Best of Los Angeles
Pasadena Los Angeles: Rose Bowl, Museums and Craftsman Architecture
Pasadena sits at the eastern edge of the Los Angeles Basin at the foot of the San Gabriel Mountains, a city of 140,000 that maintains such a distinct civic identity — centred on the Rose Bowl stadium, the California Institute of Technology, and one of the finest concentrations of Craftsman bungalow architecture in the world — that many Angelenos treat it as a separate destination rather than part of the sprawling metropolitan area. The city's Old Town Pasadena precinct, a dozen blocks of restored Victorian and Mission Revival commercial buildings along Colorado Boulevard, represents one of the most successful main-street retail revivals in American urban history, combining independent restaurants and bookshops with national brands in a genuinely walkable environment.
The Norton Simon Museum is one of the finest private art collections in the United States, assembled by industrialist Norton Simon over decades of obsessive acquisition that brought together European old masters — Raphael, Rembrandt, Rubens, Degas, Picasso — with an exceptional collection of Southeast Asian sculpture spanning two millennia. The museum's garden, designed in the manner of Monet's Giverny, contains outdoor sculpture and a reflective pond that makes it one of the most pleasant places in Southern California to spend an afternoon. The nearby Huntington Library, Art Museum and Botanical Gardens in San Marino — technically a separate municipality — extends the cultural itinerary with 120 acres of themed gardens, a collection of rare manuscripts including a Gutenberg Bible, and British and American paintings of the first rank.

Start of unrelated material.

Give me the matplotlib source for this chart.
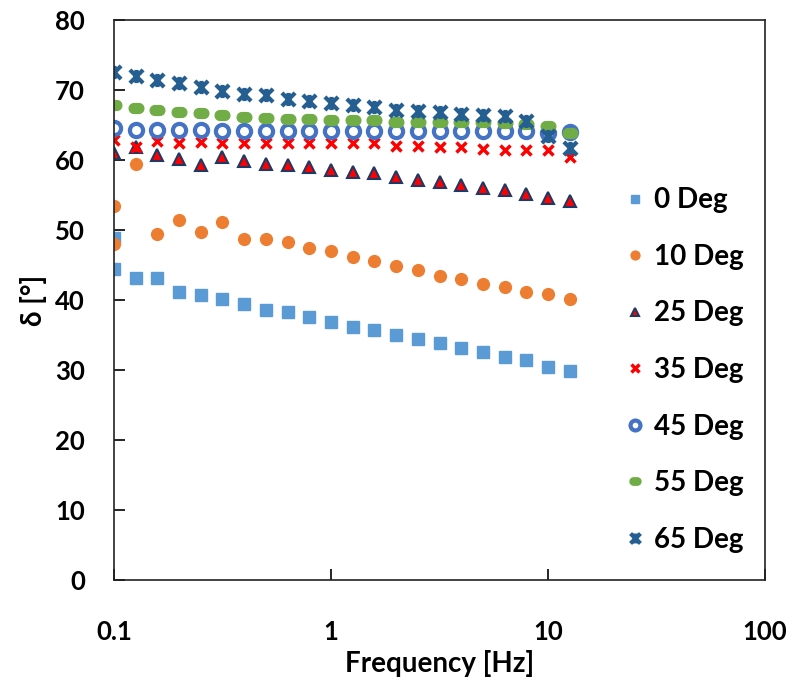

The Rose Bowl stadium, home to UCLA's football team and legendary concerts, hosts the Rose Bowl Flea Market on the second Sunday of each month — one of the great outdoor markets in America, drawing 2,500 vendors and 20,000 buyers for a day of vintage furniture, clothing, art, jewellery and the particular California miscellany that makes flea market culture here uniquely absorbing. The Craftsman architecture that defines Pasadena's residential neighbourhoods — the Greene and Greene masterworks of the Gamble House and Blacker House in particular — represents the apex of an American vernacular building tradition whose influence continues to shape domestic architecture a century after its peak.